Dans le cadre de l’EPE « Université de Lille », l’ESJ Lille est l’unique établissement privé qui compose le nouvel ensemble. En tant qu’établissement-composante de l’université de Lille, l’ESJ conserve ses instances propres, notamment son conseil de gouvernance et ses instances disciplinaires, selon le Conseil national de l’enseignement supérieur et de la recherche (CNESER) dans son rapport du 12 octobre 2021. Néanmoins, l’université de Lille ne pourra conserver indéfiniment ce statut d’établissement public expérimental (EPE) et aura la possibilité dès le deuxième anniversaire du nouvel ensemble d’obtenir le maintien de ses particularités en adoptant le statut de « grand établissement ».
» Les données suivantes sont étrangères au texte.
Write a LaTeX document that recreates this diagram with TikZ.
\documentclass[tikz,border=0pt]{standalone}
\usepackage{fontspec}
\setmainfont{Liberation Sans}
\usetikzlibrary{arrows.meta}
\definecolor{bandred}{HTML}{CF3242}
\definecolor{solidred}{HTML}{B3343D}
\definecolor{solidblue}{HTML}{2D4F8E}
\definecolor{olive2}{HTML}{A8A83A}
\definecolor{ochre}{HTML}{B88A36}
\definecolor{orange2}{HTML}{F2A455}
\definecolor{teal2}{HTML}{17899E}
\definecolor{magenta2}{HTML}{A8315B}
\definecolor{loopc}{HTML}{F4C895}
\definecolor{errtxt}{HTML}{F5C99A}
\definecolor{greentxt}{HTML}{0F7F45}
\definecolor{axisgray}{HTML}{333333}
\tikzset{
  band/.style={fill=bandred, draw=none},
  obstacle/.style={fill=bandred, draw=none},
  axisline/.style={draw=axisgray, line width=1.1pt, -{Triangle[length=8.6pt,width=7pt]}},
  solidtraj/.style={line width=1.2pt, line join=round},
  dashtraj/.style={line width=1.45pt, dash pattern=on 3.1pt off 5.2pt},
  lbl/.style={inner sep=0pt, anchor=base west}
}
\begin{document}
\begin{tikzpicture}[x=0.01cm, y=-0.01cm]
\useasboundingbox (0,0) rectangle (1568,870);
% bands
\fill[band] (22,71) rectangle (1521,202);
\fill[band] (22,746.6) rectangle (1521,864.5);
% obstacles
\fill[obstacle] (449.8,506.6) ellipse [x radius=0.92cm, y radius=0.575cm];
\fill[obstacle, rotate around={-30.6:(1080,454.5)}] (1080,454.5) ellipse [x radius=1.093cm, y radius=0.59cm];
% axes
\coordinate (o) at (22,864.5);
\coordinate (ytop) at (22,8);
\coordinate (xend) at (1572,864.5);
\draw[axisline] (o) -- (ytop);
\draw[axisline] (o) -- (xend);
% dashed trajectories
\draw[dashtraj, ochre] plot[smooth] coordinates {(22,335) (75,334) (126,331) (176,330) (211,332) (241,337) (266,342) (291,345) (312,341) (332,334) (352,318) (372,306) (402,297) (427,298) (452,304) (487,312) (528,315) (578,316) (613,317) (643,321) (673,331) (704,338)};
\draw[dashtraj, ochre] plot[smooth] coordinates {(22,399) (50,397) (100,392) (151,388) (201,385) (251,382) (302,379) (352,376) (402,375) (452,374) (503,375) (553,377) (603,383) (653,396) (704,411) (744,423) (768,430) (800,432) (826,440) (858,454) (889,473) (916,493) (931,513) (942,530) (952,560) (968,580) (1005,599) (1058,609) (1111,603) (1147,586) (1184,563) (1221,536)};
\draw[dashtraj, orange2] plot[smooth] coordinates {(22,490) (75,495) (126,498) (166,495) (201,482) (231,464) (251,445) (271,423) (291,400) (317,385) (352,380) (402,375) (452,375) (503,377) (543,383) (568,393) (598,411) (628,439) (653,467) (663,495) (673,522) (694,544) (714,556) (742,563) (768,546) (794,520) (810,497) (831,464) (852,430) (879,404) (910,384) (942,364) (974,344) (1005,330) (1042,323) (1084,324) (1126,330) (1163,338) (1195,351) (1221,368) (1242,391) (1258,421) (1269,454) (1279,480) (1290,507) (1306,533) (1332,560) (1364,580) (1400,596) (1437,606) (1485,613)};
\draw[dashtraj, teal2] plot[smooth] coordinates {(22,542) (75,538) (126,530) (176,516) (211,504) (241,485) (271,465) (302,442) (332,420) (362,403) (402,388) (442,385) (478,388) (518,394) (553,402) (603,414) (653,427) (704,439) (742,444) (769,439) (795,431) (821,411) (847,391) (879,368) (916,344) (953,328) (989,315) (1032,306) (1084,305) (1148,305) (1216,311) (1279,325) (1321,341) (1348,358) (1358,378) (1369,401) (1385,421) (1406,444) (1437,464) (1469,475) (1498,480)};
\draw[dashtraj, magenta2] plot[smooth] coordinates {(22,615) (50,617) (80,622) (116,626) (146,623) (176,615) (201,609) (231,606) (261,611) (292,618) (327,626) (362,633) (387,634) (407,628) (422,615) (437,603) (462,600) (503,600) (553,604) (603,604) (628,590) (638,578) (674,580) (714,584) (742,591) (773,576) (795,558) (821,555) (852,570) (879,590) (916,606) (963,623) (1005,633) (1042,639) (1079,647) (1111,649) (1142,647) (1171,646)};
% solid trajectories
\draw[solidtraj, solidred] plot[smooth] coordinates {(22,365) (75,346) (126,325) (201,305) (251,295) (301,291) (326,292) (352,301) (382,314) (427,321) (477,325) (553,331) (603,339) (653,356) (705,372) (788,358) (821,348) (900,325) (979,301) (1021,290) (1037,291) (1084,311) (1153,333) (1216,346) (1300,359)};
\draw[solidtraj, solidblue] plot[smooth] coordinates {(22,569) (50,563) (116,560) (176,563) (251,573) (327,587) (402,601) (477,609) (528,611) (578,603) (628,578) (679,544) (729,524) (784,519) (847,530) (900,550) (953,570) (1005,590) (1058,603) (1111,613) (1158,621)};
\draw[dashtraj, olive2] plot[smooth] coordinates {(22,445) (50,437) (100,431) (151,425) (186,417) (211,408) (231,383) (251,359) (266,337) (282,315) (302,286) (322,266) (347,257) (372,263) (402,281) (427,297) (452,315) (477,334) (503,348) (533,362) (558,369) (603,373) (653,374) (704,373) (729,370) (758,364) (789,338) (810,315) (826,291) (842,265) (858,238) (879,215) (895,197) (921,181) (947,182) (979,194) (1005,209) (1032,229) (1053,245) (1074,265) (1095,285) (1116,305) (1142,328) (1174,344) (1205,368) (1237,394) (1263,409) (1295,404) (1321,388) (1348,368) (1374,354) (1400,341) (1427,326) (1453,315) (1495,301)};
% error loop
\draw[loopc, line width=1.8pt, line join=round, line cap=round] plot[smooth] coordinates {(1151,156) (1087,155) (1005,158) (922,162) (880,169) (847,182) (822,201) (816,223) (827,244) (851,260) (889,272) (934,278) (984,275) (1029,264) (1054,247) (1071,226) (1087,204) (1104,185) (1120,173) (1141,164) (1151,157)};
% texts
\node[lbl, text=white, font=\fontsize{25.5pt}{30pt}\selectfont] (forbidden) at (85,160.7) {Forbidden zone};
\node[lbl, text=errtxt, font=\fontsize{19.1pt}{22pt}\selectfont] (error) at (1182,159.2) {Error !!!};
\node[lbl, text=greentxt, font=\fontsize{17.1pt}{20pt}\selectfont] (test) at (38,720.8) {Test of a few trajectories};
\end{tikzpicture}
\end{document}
« Une hausse importante des frais d’inscription pour les étudiants »
Seules l’université Paris-Dauphine et l’université de Lorraine détiennent le statut de « grand établissement » parmi les universités. En région parisienne, la nouvelle université Panthéon-Assas a vocation à l’obtenir selon le décret de création de son établissement public expérimental (EPE). Mais différence de taille, inscrire ses enfants dans un établissement ayant le statut de « grand établissement » peut s’avérer coûteux : les droits d’inscription y sont modulés en fonction du revenu des parents. Dans une université ne bénéficiant pas du statut, les frais d’inscription sont fixés par arrêté ministériel : ils sont de 170 € en licence et de 243 € en master. Alors qu’à l’université Paris-Dauphine, un grand établissement, les frais de scolarité oscillent entre 0 € et 8 000 € par année universitaire. À Sciences Po Paris, également un grand établissement, les frais de scolarité peuvent atteindre jusqu’à 18 260 € par année universitaire.
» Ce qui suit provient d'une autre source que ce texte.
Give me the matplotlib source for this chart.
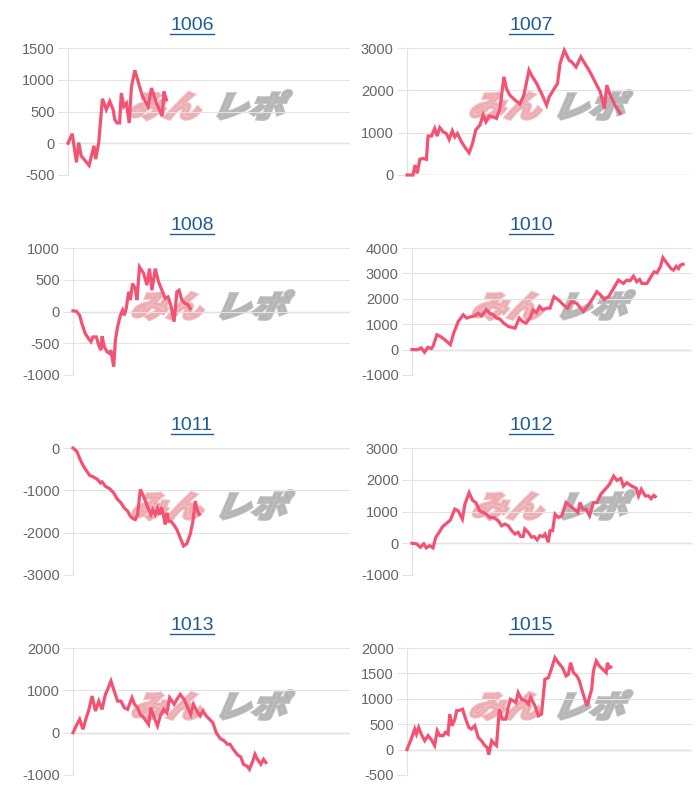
import matplotlib
matplotlib.use("Agg")
import matplotlib.pyplot as plt
import matplotlib.transforms as mtransforms
from matplotlib.textpath import TextPath
from matplotlib.patches import PathPatch
from matplotlib.font_manager import FontProperties
from matplotlib.lines import Line2D

plt.rcParams['font.family'] = ['Liberation Sans', 'DejaVu Sans']

# ---------------- data (x = position along the period, 0..100) ----------------
titles = ["1006", "1007", "1008", "1010", "1011", "1012", "1013", "1015"]

x_1006 = [0, 1.5, 3.0, 3.8, 4.7, 7.5, 9.2, 9.8, 10.9, 12.2, 13.6, 14.8, 16.0, 16.6, 17.4,
          18.3, 18.9, 19.8, 20.7, 21.7, 22.5, 23.7, 25.4, 26.4, 28.4, 29.6, 31.4, 33.4, 34.0, 34.9]
y_1006 = [0, 150, -300, 10, -200, -350, -40, -250, 10, 700, 530, 660, 530, 370, 320,
          320, 790, 580, 630, 320, 890, 1150, 890, 740, 580, 870, 630, 425, 815, 685]

x_1007 = [0, 2.1, 2.8, 3.6, 4.5, 5.6, 6.8, 7.4, 8.6, 9.7, 10.6, 11.5, 12.7, 13.8, 14.8,
          15.9, 16.8, 17.7, 19.1, 20.6, 21.8, 23.0, 24.1, 25.6, 26.7, 27.7, 28.8, 30.2, 31.4,
          32.6, 34.0, 34.9, 36.1, 37.9, 39.6, 41.0, 42.8, 43.7, 45.5, 47.2, 49.0, 49.9, 51.3,
          52.8, 53.7, 55.2, 56.9, 57.8, 59.3, 61.0, 62.8, 64.2, 66.0, 67.8, 69.3, 70.1, 71.3,
          73.0, 74.8]
y_1007 = [0, 0, 235, 40, 370, 390, 370, 920, 920, 1100, 920, 1120, 1020, 980, 840,
          1045, 900, 980, 785, 630, 525, 745, 1060, 1180, 1415, 1255, 1390, 1375, 1335,
          1570, 2320, 2040, 1885, 1770, 1675, 1885, 2475, 2355, 2160, 1925, 1650, 1845, 2000,
          2160, 2630, 2945, 2710, 2670, 2550, 2790, 2590, 2435, 2200, 1965, 1570, 2120, 1885,
          1650, 1455]

x_1008 = [0, 1.2, 2.4, 3.2, 4.4, 5.6, 6.5, 7.2, 8.4, 9.3, 10.1, 10.5, 11.3, 12.3, 13.2,
          13.7, 14.7, 15.3, 16.1, 17.1, 17.9, 18.5, 19.2, 20.1, 20.7, 21.5, 22.5, 23.1, 24.0,
          25.5, 26.7, 27.6, 28.5, 29.7, 30.9, 32.1, 33.3, 34.3, 35.3, 36.5, 37.5, 38.3, 39.3,
          40.5, 41.3, 42.3]
y_1008 = [10, 5, -60, -190, -345, -425, -475, -400, -400, -530, -610, -390, -555, -635, -660,
          -610, -870, -450, -240, -60, 20, -60, 45, 310, 180, 440, 360, 180, 700,
          600, 415, 675, 335, 675, 465, 335, 205, 230, 100, -160, 310, 335, 180,
          125, 115, 45]

x_1010 = [0, 2.1, 3.3, 4.5, 5.7, 6.9, 7.5, 8.9, 10.1, 11.7, 13.7, 14.9, 16.5, 18.3, 19.5,
          21.2, 22.4, 23.6, 24.8, 26.6, 27.8, 29.0, 30.2, 31.4, 32.8, 34.4, 35.9, 36.8, 38.3,
          39.5, 40.7, 42.1, 43.3, 44.5, 45.5, 46.7, 48.1, 49.3, 50.7, 52.3, 54.1, 55.5, 57.0,
          58.8, 61.2, 63.0, 64.6, 66.0, 67.4, 68.6, 70.2, 72.0, 73.7, 75.5, 76.7, 77.9, 79.1,
          80.3, 81.3, 82.1, 83.9, 85.7, 86.5, 87.5, 88.7, 89.6, 91.1, 92.5, 93.4, 94.4, 95.2,
          95.8, 96.8]
y_1010 = [0, 0, 65, -105, 90, 40, 130, 585, 520, 390, 195, 650, 1105, 1370, 1240,
          1300, 1330, 1430, 1330, 1565, 1430, 1370, 1240, 1200, 1040, 910, 870, 845, 1240,
          1105, 1040, 1240, 1565, 1460, 1695, 1565, 1630, 1630, 2085, 1955, 1760, 1630, 1890,
          1825, 1500, 1760, 2020, 2280, 2150, 1980, 2085, 2410, 2735, 2605, 2735, 2710, 2890,
          2670, 2760, 2605, 2605, 2930, 3060, 3020, 3260, 3620, 3390, 3190, 3130, 3280, 3190,
          3320, 3360]

x_1011 = [0, 1.4, 2.6, 3.8, 5.0, 6.0, 7.5, 8.9, 9.9, 10.5, 11.7, 13.2, 14.7, 15.9, 17.3,
          18.5, 19.7, 20.7, 21.6, 22.5, 23.3, 24.3, 25.2, 26.4, 27.3, 28.1, 28.8, 29.7, 30.5,
          31.2, 32.0, 32.7, 33.3, 33.9, 34.5, 35.3, 36.3, 37.5, 38.7, 39.9, 41.1, 42.3, 43.3,
          44.1, 45.0, 45.6]
y_1011 = [0, -80, -275, -430, -550, -645, -690, -745, -825, -800, -905, -960, -1060, -1200, -1295,
          -1415, -1490, -1610, -1665, -1690, -1570, -980, -1100, -1295, -1455, -1570, -1455, -1570, -1430,
          -1570, -1400, -1610, -1805, -1530, -1730, -1730, -1805, -1925, -2120, -2315, -2260, -2040, -1730,
          -1255, -1490, -1570]

x_1012 = [0, 1.6, 3.0, 4.2, 5.1, 6.3, 7.5, 8.5, 9.7, 10.9, 12.3, 13.7, 15.3, 16.5, 18.0,
          18.9, 20.4, 21.6, 22.8, 24.2, 25.4, 26.6, 27.8, 29.2, 30.8, 32.0, 33.2, 34.4, 35.6,
          36.8, 37.9, 38.8, 39.7, 40.3, 41.5, 42.7, 43.6, 44.7, 45.7, 46.7, 47.5, 48.7, 49.3,
          50.2, 51.1, 52.3, 53.5, 55.0, 56.4, 57.9, 59.2, 60.0, 61.0, 62.2, 63.4, 64.8, 66.0,
          67.4, 69.0, 70.5, 72.0, 73.2, 74.6, 75.5, 76.7, 78.5, 80.1, 80.9, 81.9, 83.3, 84.5,
          85.4, 86.3, 86.9]
y_1012 = [0, -20, -125, -20, -145, -75, -145, 190, 345, 520, 625, 730, 1075, 1020, 760,
          1230, 1595, 1355, 1280, 1020, 970, 915, 810, 810, 710, 550, 605, 550, 395,
          290, 345, 210, 210, 450, 345, 190, 210, 105, 240, 210, 290, 30, 395,
          395, 915, 810, 865, 1280, 1180, 1075, 970, 1280, 1075, 1075, 865, 1280, 1280,
          1540, 1700, 1855, 2115, 1980, 2040, 1800, 1905, 1800, 1730, 1490, 1700, 1490, 1490,
          1405, 1510, 1470]

x_1013 = [0, 1.4, 2.4, 3.6, 4.8, 5.6, 6.9, 8.1, 9.3, 10.5, 11.7, 12.5, 13.7, 14.9, 16.1,
          17.3, 18.5, 19.7, 21.3, 22.2, 23.3, 24.3, 25.5, 27.3, 28.1, 29.3, 30.5, 31.5, 32.7,
          33.9, 34.9, 36.5, 37.5, 38.7, 40.1, 41.7, 42.5, 43.5, 44.7, 45.9, 46.9, 48.1, 49.3,
          50.5, 51.7, 53.1, 54.6, 55.8, 56.7, 57.9, 59.4, 60.6, 61.5, 63.0, 63.7, 64.9, 65.7,
          66.6, 67.8, 68.8, 69.6]
y_1013 = [0, 195, 315, 80, 355, 510, 865, 510, 745, 550, 905, 1020, 1220, 980, 745,
          745, 590, 550, 825, 670, 590, 430, 355, 195, 590, 355, 160, 395, 550,
          470, 825, 670, 785, 905, 785, 550, 430, 670, 510, 395, 510, 395, 315,
          235, 0, -135, -195, -275, -275, -395, -525, -575, -745, -800, -865, -670, -510,
          -630, -745, -630, -705]

x_1015 = [0, 1.5, 2.7, 3.3, 4.1, 5.0, 6.2, 7.4, 8.6, 9.7, 10.6, 11.5, 12.7, 13.5, 14.4,
          15.0, 15.8, 16.8, 17.4, 18.5, 19.5, 20.6, 21.7, 22.6, 23.8, 25.0, 26.1, 27.3, 28.1,
          28.7, 29.7, 30.5, 31.4, 32.4, 33.4, 34.7, 35.5, 36.3, 37.3, 38.2, 39.0, 40.2, 41.7,
          42.6, 43.4, 44.9, 46.1, 47.2, 48.4, 49.6, 50.8, 51.9, 53.1, 54.6, 55.8, 56.6, 57.4,
          58.4, 59.6, 60.5, 61.3, 63.1, 64.0, 64.8, 65.4, 66.4, 67.5, 68.7, 69.9, 70.3, 71.0,
          71.5]
y_1015 = [0, 210, 405, 305, 435, 305, 175, 275, 190, 80, 370, 275, 275, 340, 305,
          700, 470, 600, 765, 775, 795, 600, 435, 405, 470, 240, 175, 80, 45,
          -100, 175, 125, 80, 795, 600, 600, 830, 990, 960, 925, 1120, 990, 960,
          895, 1025, 860, 665, 700, 1385, 1415, 1610, 1810, 1710, 1610, 1450, 1480, 1710,
          1515, 1450, 1350, 1190, 860, 1025, 1190, 1545, 1745, 1645, 1580, 1515, 1710, 1610,
          1625]

xs = [x_1006, x_1007, x_1008, x_1010, x_1011, x_1012, x_1013, x_1015]
ys = [y_1006, y_1007, y_1008, y_1010, y_1011, y_1012, y_1013, y_1015]

y_ticks = [
    [-500, 0, 500, 1000, 1500],
    [0, 1000, 2000, 3000],
    [-1000, -500, 0, 500, 1000],
    [-1000, 0, 1000, 2000, 3000, 4000],
    [-3000, -2000, -1000, 0],
    [-1000, 0, 1000, 2000, 3000],
    [-1000, 0, 1000, 2000],
    [-500, 0, 500, 1000, 1500, 2000],
]

# ---------------- layout (pixels) ----------------
W, H = 700, 800
axis_left_px = [68, 407, 73, 412, 73, 412, 73, 407]
col_right_px = [350, 692]
title_x_px = [192, 531]

LINE_COLOR = '#f35273'
GRID_COLOR = '#e3e3e3'
ZERO_COLOR = '#b3b3b3'
TICK_LABEL_COLOR = '#666666'
TITLE_COLOR = '#1f5c96'

fig = plt.figure(figsize=(W / 100, H / 100), dpi=100)
fig.patch.set_facecolor('white')

wm_fp = FontProperties(family=['Noto Sans CJK JP'], weight='heavy')

title_texts = []
for i, name in enumerate(titles):
    row, col = divmod(i, 2)
    top = 48 + 200 * row
    bot = 175 + 200 * row
    left = axis_left_px[i]
    right = col_right_px[col]
    ax = fig.add_axes([left / W, 1 - bot / H, (right - left) / W, (bot - top) / H])

    ticks = y_ticks[i]
    ax.set_ylim(ticks[0], ticks[-1])
    ax.set_xlim(0, 100)
    ax.set_yticks(ticks)
    ax.set_yticklabels([str(t) for t in ticks])
    ax.set_xticks([])
    ax.grid(axis='y', color=GRID_COLOR, linewidth=0.8, zorder=0)
    ax.axhline(0, color=ZERO_COLOR, linewidth=0.9, zorder=1)
    for s in ['top', 'right', 'bottom']:
        ax.spines[s].set_visible(False)
    ax.spines['left'].set_color(GRID_COLOR)
    ax.spines['left'].set_linewidth(0.8)
    ax.tick_params(axis='y', length=7, width=0.8, color=GRID_COLOR, pad=2.5,
                   labelsize=10.5, labelcolor=TICK_LABEL_COLOR)
    for t, tk in zip(ticks, ax.yaxis.get_major_ticks()):
        if t == 0:
            tk.tick1line.set_color(ZERO_COLOR)

    # watermark logo (behind the line)
    anchor = mtransforms.ScaledTranslation(0.5, 0.47, ax.transAxes)
    p1 = TextPath((0, 0), "みん", size=36, prop=wm_fp)
    p2 = TextPath((0, 0), "レポ", size=36, prop=wm_fp)
    tr1 = mtransforms.Affine2D().skew_deg(20, 0).scale(1.0, 0.85).translate(-82, -2) + anchor
    tr2 = mtransforms.Affine2D().skew_deg(20, 0).scale(1.0, 0.85).translate(2, -2) + anchor
    ax.add_patch(PathPatch(p1, transform=tr1, facecolor='#eba3aa', edgecolor='#eba3aa',
                           linewidth=2.2, alpha=0.75, zorder=1.5, clip_on=False))
    ax.add_patch(PathPatch(p2, transform=tr2, facecolor='#b2b2b2', edgecolor='#b2b2b2',
                           linewidth=2.2, alpha=0.85, zorder=1.5, clip_on=False))

    ax.plot(xs[i], ys[i], color=LINE_COLOR, linewidth=2.3, solid_joinstyle='miter',
            zorder=3, clip_on=False)

    tx = title_x_px[col]
    ty = 25 + 200 * row
    t = fig.text(tx / W, 1 - ty / H, name, ha='center', va='center', fontsize=14,
                 color=TITLE_COLOR)
    title_texts.append((t, ty))

fig.canvas.draw()
renderer = fig.canvas.get_renderer()
for t, ty in title_texts:
    bb = t.get_window_extent(renderer)
    yu = 1 - (ty + 8.5) / H
    fig.add_artist(Line2D([bb.x0 / W, bb.x1 / W], [yu, yu], transform=fig.transFigure,
                          color=TITLE_COLOR, linewidth=1.0))

fig.savefig("out.png", dpi=100, facecolor='white')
Sous le nom « Université de Lille contre l’EPE(X) » sur les réseaux sociaux, les représentants du personnel de l’université de Lille affirment être « radicalement hostiles » face à un projet d’« université-entreprise » dont ils craignent qu’il conduise à la réduction de la démocratie étudiante.
La vice-présidente de l’université de Lille Sandrine Rousseau assurait en septembre dernier aux journalistes de Mediapart que « la force » de l’établissement public expérimental (EPE) est de « rassembler et de faire en sorte qu’il y ait des passerelles » entre « deux systèmes parallèles », l’un où l’on accède au filières d’excellence dès le baccalauréat, et l’autre où on y accède après l’université. Les représentants CGT-FSU-SUD du personnel de l’université l’assurent, « l’établissement public expérimental (EPE) autoriserait, à terme, la hausse importante des frais d’inscription pour les étudiants » ainsi qu’un accroissement des inégalités au sein même de l’université, par une « instauration d’une formation universitaire à double vitesse : des formations graduées fortement subventionnées pour les « élites », d’une part [et] des formations dégradées de premier cycle pour la grande masse des étudiants, de l’autre ».